The region of Normandy holds annual commemorations of the landings, and this year looks big. Officials expect some 2 million visitors from around the world to descend on the area in the first week of June. And Normandy has official events scheduled from May 25 through June 16.

The events run the gamut, featuring activities for individuals of every age, interest level, and emotional attachment to D-Day. The following are but a sampling of events going on throughout the month:

  • Walk from Utah Beach to Sainte-Mère-Église as part of the International March for Peace (May 25)
  • Take a guided tour of the Musee de Radar, a museum specializing in World War II technology (May 25 through June 16)
  • See historic D-Day sights via air, courtesy of HéliEvénements (May 30 through June 2)
  • Watch paratroopers make historic parachute jumps at la Fière (June 5)
  • Listen to war correspondents dramatize D-Day as part of the On N’aime Guère Que La Liberté (We Only Love Liberty) lecture concert (June 5)

June 6 itself takes on a decidedly martial flavor. Here are some of the events taking place the day of the anniversary:

  • View 250 historic military vehicles on Arromanches’ beach, followed by a parade and a concert featuring 40’s era music
  • Meet on Gold Beach to follow in the footsteps of the British 47 Royal Marine Commando battalion
  • Watch a historical reenactment in Merville-Franceville of the Battle of Merville Gun Battery, in which a skeletal force of 150 men successfully captured long-range German guns

Indeed, this article can only scratch the surface of the official offerings. Normandy has published a 34 page guide positively packed with activities, so give it a gander to discover even more options.

Hoping for a little help in navigating everything going on around the official D-Day anniversary? Specific groups such as Stephen Ambrose Historical Tours, Smithsonian Journeys, Explorica, and even The National WWII Museum in New Orleans have organized date-specific tours.

“But What If I Can’t Make It for the Anniversary Itself?”

Though Normandy’s official program and the date-specific tours only last through June, visitors who can’t make it during the summer months shouldn’t lose heart. There are plenty of companies that offer special D-Day tours throughout the year. You’ll even find inexpensive or self-guided options.

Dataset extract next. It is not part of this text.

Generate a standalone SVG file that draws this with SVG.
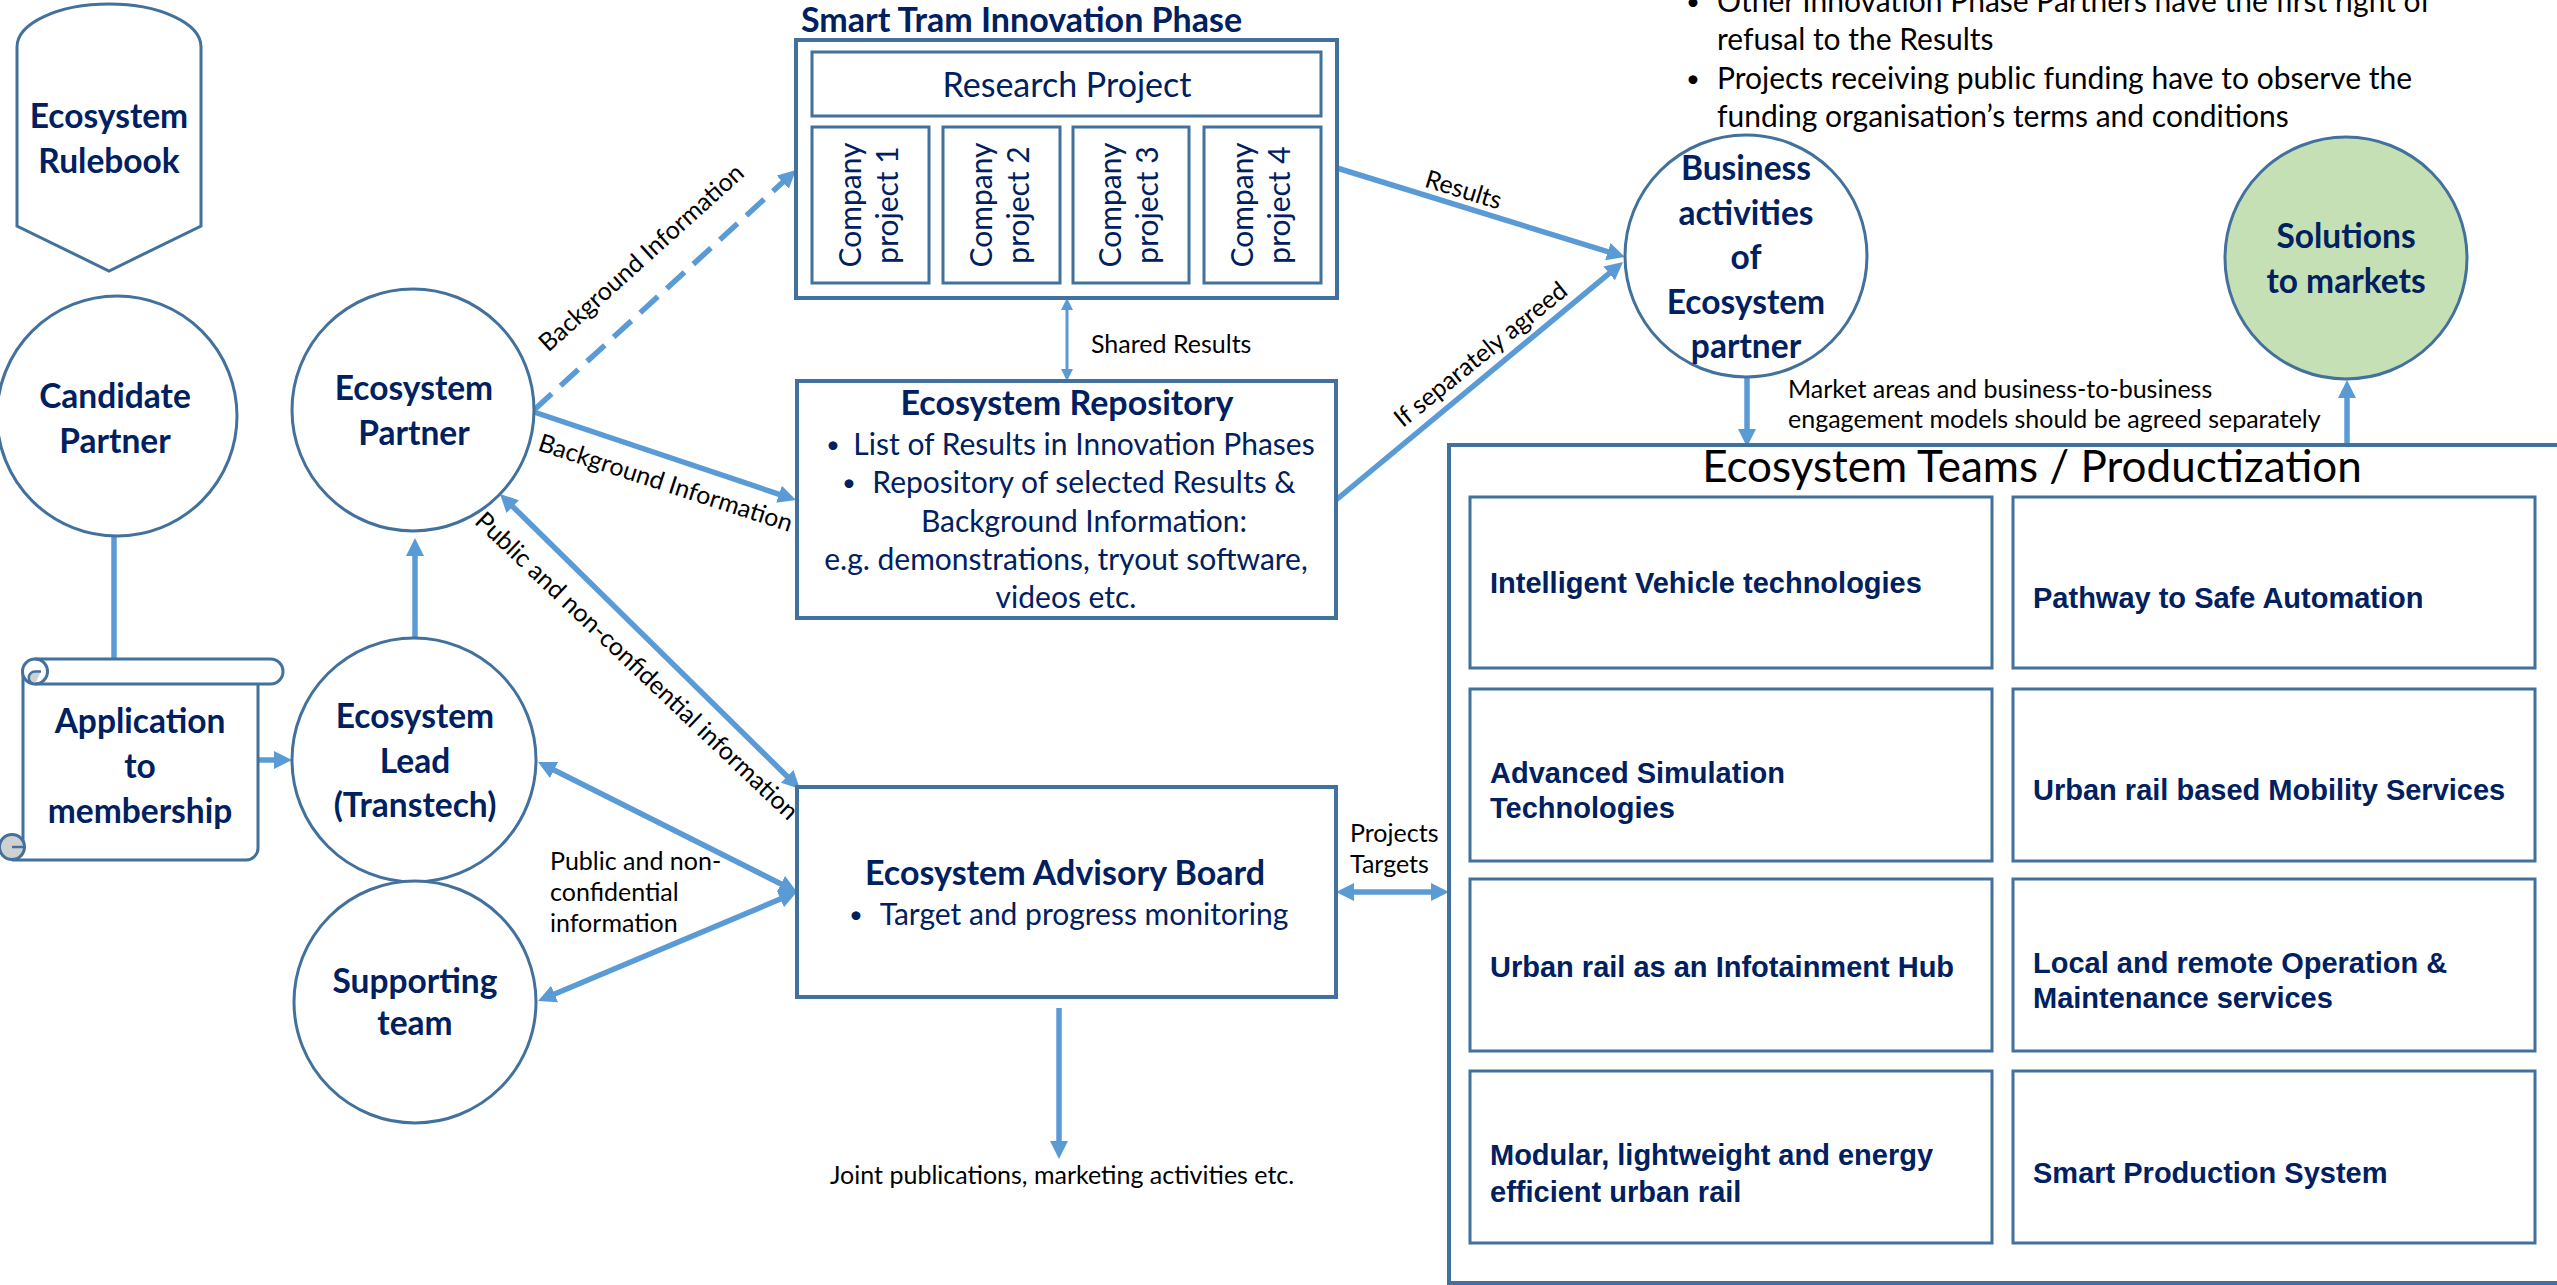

For instance, Overlordtour offers tours ranging from half-day to 2-day outings. In addition to providing excursions to Mont-Saint-Michel, they can meet you in Paris or at cruise ports. Bayeux Shuttle organizes similar D-Day tours, further delineating them to focus on American, British, and Canadian sites of interest. Finally, Viator combines the ease of online booking with the reviewing power of TripAdvisor.

The best part? None of these options are tied to a specific date.

Getting There: The Basics of Travel to Normandy

No matter your itinerary, Normandy is fairly easy to get to, being situated roughly 2.5 to 3 hours from Paris. Fly into Paris Charles De Gaulle Airport before renting a car, if you’d prefer to drive. The airport also features a train station, and you can easily ride by rail to Rouen, Normandy’s capital.

You won’t struggle to find adequate lodging no matter where you stay. American-style hotels abound in bigger cities, while smaller hamlets contain quaint bed-and-breakfast establishments. Those looking for a little more luxury might even consider renting a cateaux (i.e., a castle).

One thing to consider no matter the time of year of your visit is the weather. Notoriously variable, it can shift from sunny to rainy in a moment. Still, plan ahead, bring a coat, and go with the proverbial flow. A bit of precipitation was the least of those soldiers’ worries so many years ago.